Белорусское зеркало | страница 32
В Мстиславль я приехал с Ирой и Сашей Барташевичами. В качестве принимающей стороны выступал Митя Пушкин — обаятельный молодой человек тридцати двух лет, доктор философии по классу прикладной и теоретической механики. Диссертацию Митя защищал в кукурузном штате Иллинойс, по завершении контракта вернулся домой, а к осени его ждут в интеллектуальном Бостоне — такой, в общем, приличный даже для выпускника московского физтеха расклад.
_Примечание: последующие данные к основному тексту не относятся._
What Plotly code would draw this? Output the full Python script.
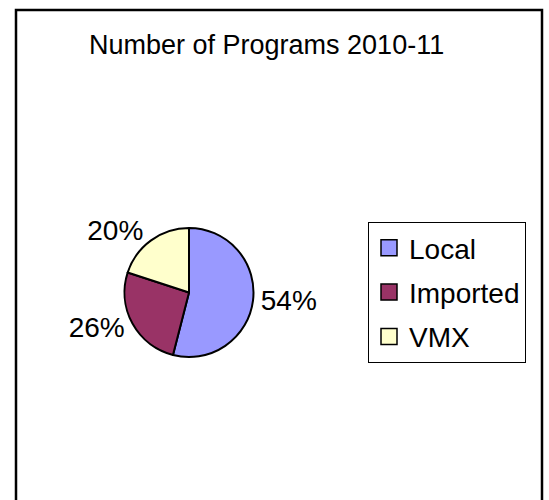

Мстиславль для Пушкина — родовое гнездо, приют спокойствия, трудов и вдохновения. Исписанный формулами листок прижат литровой банкой смородины. Старый дом поскрипывает и дышит; время указывают не пятирублевый будильник, а эргономичная шведская печь да мощный ноутбук. Впрочем, воду доктор философии носит ведрами из колонки, по городу шастает в спортивных штанах с лампасами, вышедшими из высокой бандитской моды лет восемь назад (повсюду, кроме Мстиславля, — здесь, напомню, времени нет), и в таком виде отлично ладит с местными красавицами, слетающимися в родные пенаты на каникулы. Кроме того, практически все лето Митя на пару с мамой принимают гостей. Вереница паломников, жаждущих приобщиться к тихим радостям местечкового рая, не убавляет в хозяевах радушия: гостей чуть ли не за руку водят по пушкинским местам и приобщают.
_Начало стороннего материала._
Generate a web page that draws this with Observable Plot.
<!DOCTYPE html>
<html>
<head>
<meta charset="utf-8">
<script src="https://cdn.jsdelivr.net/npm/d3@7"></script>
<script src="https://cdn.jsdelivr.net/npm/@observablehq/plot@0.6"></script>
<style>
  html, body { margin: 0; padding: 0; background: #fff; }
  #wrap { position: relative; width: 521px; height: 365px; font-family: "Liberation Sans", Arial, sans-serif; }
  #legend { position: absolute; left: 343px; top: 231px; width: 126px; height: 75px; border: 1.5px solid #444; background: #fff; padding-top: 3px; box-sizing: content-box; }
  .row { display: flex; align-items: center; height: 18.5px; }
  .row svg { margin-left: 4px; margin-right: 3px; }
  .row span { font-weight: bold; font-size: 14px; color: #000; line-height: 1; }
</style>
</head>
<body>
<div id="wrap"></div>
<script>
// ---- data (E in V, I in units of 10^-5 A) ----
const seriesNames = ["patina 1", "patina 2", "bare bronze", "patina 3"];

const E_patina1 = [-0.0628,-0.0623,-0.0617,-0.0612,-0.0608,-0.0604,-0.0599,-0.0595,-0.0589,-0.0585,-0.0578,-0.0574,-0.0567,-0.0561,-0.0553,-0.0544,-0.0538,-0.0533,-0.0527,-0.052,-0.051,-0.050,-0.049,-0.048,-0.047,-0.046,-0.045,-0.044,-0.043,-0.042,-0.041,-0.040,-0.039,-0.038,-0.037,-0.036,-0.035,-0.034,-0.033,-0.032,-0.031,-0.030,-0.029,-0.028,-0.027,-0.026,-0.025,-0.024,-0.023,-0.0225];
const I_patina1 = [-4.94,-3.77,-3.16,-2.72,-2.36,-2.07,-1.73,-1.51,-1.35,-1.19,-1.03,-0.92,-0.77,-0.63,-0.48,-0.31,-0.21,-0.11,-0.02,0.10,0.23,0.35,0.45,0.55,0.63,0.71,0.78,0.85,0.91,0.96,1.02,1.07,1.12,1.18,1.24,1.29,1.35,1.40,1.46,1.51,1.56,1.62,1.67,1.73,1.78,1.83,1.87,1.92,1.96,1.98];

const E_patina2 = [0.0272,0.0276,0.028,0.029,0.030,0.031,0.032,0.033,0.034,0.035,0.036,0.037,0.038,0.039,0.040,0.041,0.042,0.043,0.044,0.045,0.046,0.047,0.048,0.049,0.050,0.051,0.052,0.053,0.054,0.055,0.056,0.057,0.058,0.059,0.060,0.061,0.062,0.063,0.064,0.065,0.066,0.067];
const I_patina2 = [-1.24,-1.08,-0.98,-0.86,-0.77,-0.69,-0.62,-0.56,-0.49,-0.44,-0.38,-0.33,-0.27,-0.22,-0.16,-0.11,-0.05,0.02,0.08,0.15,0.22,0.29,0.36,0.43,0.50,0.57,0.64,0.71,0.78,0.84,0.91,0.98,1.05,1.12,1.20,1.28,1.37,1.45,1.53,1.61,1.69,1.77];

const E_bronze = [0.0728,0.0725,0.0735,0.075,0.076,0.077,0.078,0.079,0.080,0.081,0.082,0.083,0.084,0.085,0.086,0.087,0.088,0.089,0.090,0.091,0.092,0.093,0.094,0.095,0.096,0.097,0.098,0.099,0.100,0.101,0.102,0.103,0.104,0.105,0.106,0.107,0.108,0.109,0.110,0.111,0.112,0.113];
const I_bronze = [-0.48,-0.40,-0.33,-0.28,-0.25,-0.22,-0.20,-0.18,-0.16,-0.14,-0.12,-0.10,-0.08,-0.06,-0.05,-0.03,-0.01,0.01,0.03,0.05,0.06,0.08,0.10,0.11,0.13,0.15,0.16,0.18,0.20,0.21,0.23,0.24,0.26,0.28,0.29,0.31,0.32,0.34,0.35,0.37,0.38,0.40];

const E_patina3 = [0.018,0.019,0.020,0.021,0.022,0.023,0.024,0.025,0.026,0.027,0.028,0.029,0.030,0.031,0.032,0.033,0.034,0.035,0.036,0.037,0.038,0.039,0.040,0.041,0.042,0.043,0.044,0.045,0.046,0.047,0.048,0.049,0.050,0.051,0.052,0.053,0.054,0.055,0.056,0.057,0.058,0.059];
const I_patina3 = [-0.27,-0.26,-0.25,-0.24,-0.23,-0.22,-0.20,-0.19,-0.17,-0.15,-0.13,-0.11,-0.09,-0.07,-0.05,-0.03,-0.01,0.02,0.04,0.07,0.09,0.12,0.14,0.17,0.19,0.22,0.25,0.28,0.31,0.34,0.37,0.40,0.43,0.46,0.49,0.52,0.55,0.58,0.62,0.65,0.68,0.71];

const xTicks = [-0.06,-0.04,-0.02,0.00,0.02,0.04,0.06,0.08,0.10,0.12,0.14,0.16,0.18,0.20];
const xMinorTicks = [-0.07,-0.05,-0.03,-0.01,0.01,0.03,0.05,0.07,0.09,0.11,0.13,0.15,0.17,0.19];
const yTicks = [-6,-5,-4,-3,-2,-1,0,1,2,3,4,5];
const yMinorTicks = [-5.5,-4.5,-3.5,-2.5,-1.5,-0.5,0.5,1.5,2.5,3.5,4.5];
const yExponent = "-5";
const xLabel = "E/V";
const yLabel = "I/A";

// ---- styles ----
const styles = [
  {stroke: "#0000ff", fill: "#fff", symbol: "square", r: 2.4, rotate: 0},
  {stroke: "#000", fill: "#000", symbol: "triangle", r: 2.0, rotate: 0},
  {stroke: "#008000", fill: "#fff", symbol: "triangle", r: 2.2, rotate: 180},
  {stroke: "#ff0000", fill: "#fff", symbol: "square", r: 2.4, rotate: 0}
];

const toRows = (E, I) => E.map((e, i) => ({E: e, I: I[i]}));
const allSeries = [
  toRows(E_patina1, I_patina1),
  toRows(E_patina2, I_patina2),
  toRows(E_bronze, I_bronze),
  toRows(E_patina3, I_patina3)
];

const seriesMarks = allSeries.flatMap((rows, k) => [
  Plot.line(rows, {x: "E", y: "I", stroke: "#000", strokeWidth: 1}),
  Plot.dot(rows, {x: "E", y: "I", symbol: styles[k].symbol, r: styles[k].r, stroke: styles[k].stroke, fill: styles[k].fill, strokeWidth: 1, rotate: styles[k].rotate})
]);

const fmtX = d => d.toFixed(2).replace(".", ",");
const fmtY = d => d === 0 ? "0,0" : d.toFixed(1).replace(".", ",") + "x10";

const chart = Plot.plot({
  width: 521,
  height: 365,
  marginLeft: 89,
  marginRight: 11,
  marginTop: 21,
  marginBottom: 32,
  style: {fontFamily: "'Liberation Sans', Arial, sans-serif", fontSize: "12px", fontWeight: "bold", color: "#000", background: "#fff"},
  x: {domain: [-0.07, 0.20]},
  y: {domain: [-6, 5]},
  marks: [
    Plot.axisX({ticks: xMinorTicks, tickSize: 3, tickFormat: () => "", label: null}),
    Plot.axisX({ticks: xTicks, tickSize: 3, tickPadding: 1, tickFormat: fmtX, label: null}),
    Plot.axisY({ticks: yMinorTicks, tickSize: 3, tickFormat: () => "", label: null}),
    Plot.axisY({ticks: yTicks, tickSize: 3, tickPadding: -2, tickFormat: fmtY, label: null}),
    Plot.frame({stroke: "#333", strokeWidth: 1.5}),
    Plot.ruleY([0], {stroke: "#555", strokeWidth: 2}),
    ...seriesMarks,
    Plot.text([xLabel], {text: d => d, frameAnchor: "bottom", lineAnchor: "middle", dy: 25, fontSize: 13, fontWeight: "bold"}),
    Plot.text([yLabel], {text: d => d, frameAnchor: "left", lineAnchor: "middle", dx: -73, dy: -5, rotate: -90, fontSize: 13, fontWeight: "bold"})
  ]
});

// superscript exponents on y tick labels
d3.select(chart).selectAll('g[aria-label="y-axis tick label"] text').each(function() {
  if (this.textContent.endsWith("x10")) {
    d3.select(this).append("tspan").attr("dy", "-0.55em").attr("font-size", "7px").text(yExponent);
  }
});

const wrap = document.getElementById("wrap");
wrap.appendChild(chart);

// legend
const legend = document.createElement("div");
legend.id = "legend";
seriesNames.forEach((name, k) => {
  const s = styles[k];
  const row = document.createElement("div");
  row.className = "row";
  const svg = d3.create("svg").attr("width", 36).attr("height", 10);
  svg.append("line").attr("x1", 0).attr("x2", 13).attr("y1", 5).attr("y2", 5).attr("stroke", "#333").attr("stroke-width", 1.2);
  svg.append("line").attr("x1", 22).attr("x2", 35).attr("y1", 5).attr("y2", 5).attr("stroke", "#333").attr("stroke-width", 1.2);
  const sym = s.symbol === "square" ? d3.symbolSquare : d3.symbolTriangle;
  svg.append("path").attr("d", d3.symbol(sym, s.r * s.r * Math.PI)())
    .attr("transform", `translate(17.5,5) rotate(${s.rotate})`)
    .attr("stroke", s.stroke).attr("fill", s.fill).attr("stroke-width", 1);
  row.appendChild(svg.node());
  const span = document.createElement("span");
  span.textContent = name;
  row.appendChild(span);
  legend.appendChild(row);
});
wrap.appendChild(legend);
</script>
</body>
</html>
Со двора, заросшего цветами, просматривается крыльцо краеведческого музея, а также отрезок улицы, включенной местной молодежью в обязательную программу ежевечернего променада. Попивая сухое винцо на травяном взгорке, образованном крышей погреба, мы слушаем Пушкина и вприглядку закусываем полным собранием мстиславских отроковиц; примерно через полчаса очередность их выхода на обозримый участок подиума проясняется, можно ставить на фавориток.
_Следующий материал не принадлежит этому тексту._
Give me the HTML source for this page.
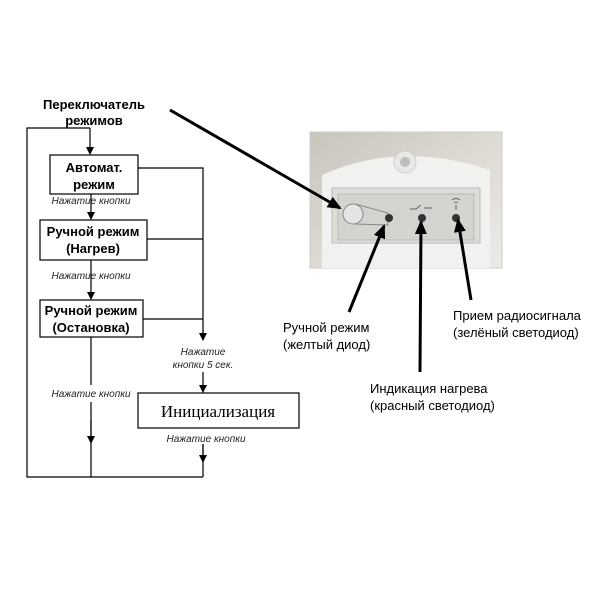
<!DOCTYPE html>
<html><head><meta charset="utf-8"><style>
body{margin:0;background:#fff}
svg text{font-family:"Liberation Sans",sans-serif}
</style></head><body>
<svg width="600" height="600" viewBox="0 0 600 600" xmlns="http://www.w3.org/2000/svg">
<defs>
<marker id="a" markerWidth="8" markerHeight="8" refX="7" refY="4" orient="auto" markerUnits="userSpaceOnUse"><path d="M0,0 L8,4 L0,8 z" fill="#000"/></marker>
<marker id="b" markerWidth="14" markerHeight="12" refX="12" refY="6" orient="auto" markerUnits="userSpaceOnUse"><path d="M0,0 L14,6 L0,12 z" fill="#000"/></marker>
<linearGradient id="bg" x1="0" y1="0" x2="1" y2="1"><stop offset="0" stop-color="#c9c4bc"/><stop offset="0.5" stop-color="#ddd9d3"/><stop offset="1" stop-color="#ecebe8"/></linearGradient>
</defs>
<rect x="310" y="132" width="192" height="136" fill="url(#bg)" stroke="#ccc"/>
<path d="M322,268 L322,175 Q400,140 490,170 L490,268 z" fill="#f1f1ef"/>
<circle cx="405" cy="162" r="11" fill="#e8e8e6" stroke="#cfcfcc"/>
<circle cx="405" cy="162" r="5" fill="#bdbdbb"/>
<rect x="332" y="188" width="148" height="55" fill="#dcdcd9" stroke="#bcbcb8"/>
<rect x="338" y="194" width="136" height="46" fill="#d3d3d0" stroke="#aaa" stroke-width="0.6"/>
<circle cx="353" cy="214" r="10" fill="#e4e4e2" stroke="#888"/>
<path d="M355,204 L388,213 L388,225 L355,224" fill="none" stroke="#888"/>
<circle cx="389" cy="218" r="4" fill="#333"/>
<circle cx="422" cy="218" r="4" fill="#333"/>
<circle cx="456" cy="218" r="4" fill="#333"/>
<path d="M410,209 l6,0 l5,-4 M424,208 l8,0" stroke="#666" fill="none"/>
<path d="M452,200 q4,-3 8,0 M454,203 q2,-1.5 4,0 M456,205 v5" stroke="#666" fill="none"/>
<line x1="170" y1="110" x2="340" y2="208" stroke="#000" stroke-width="3" marker-end="url(#b)"/>
<line x1="349" y1="312" x2="384" y2="226" stroke="#000" stroke-width="3" marker-end="url(#b)"/>
<line x1="420" y1="372" x2="421" y2="222" stroke="#000" stroke-width="3" marker-end="url(#b)"/>
<line x1="471" y1="300" x2="458" y2="220" stroke="#000" stroke-width="3" marker-end="url(#b)"/>
<g font-size="13" fill="#000">
<text x="283" y="332">Ручной режим</text>
<text x="283" y="349">(желтый диод)</text>
<text x="453" y="320">Прием радиосигнала</text>
<text x="453" y="337">(зелёный светодиод)</text>
<text x="370" y="393">Индикация нагрева</text>
<text x="370" y="410">(красный светодиод)</text>
</g>
<g font-size="13" font-weight="bold" text-anchor="middle">
<text x="94" y="109">Переключатель</text>
<text x="94" y="125">режимов</text>
</g>
<g stroke="#000" stroke-width="1.2" fill="none">
<polyline points="90,128 27,128 27,477 203,477"/>
<line x1="90" y1="128" x2="90" y2="154" marker-end="url(#a)"/>
<rect x="50" y="155" width="88" height="39" fill="#fff"/>
<line x1="91" y1="194" x2="91" y2="219" marker-end="url(#a)"/>
<rect x="40" y="220" width="107" height="40" fill="#fff"/>
<line x1="91" y1="260" x2="91" y2="299" marker-end="url(#a)"/>
<rect x="40" y="300" width="103" height="37" fill="#fff"/>
<polyline points="138,168 203,168 203,340"/>
<line x1="147" y1="239" x2="203" y2="239"/>
<line x1="143" y1="319" x2="203" y2="319"/>
<line x1="203" y1="330" x2="203" y2="340" marker-end="url(#a)"/>
<line x1="203" y1="372" x2="203" y2="392" marker-end="url(#a)"/>
<rect x="138" y="393" width="161" height="35" fill="#fff"/>
<line x1="91" y1="337" x2="91" y2="385"/>
<line x1="91" y1="402" x2="91" y2="477"/>
<line x1="91" y1="420" x2="91" y2="443" marker-end="url(#a)"/>
<line x1="203" y1="444" x2="203" y2="477"/>
<line x1="203" y1="444" x2="203" y2="462" marker-end="url(#a)"/>
</g>
<g font-size="13" font-weight="bold" text-anchor="middle">
<text x="94" y="172">Автомат.</text>
<text x="94" y="189">режим</text>
<text x="93" y="236">Ручной режим</text>
<text x="93" y="253">(Нагрев)</text>
<text x="91" y="315">Ручной режим</text>
<text x="91" y="332">(Остановка)</text>
</g>
<text x="218" y="417" font-size="17" text-anchor="middle" style="font-family:'Liberation Serif',serif">Инициализация</text>
<g font-size="10" font-style="italic" text-anchor="middle" fill="#222">
<text x="91" y="204">Нажатие кнопки</text>
<text x="91" y="279">Нажатие кнопки</text>
<text x="203" y="355">Нажатие</text>
<text x="203" y="368">кнопки 5 сек.</text>
<text x="91" y="397">Нажатие кнопки</text>
<text x="206" y="442">Нажатие кнопки</text>
</g>
</svg>
</body></html>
По переписи 1911 года городок насчитывал шестнадцать тысяч жителей; на сегодня их одиннадцать тысяч, а с дачниками и студентами те же шестнадцать. Удивительная способность сохранять себя в изначальных пределах объясняется, по мнению Пушкина, не столько даже географией, сколько местной ментальностью — ментальностью, основные ценности которой диктуются не перспективами развития, но устоями. Ведь что такое, собственно говоря, рай на земле? Здешний рай — это отлаженный раз и навсегда уклад жизни. Начни его развивать, совершенствовать — он затрещит, поползет по швам, получишь вместо рая еще одну перестройку. Отсюда приверженность к порядку в изначальном смысле этого слова, означающего “уговор”: с пришлыми князьями рядились жить по старине, по заветам “отцев и дедич”; тот же императив определял отношения в семье, с соседями и властью.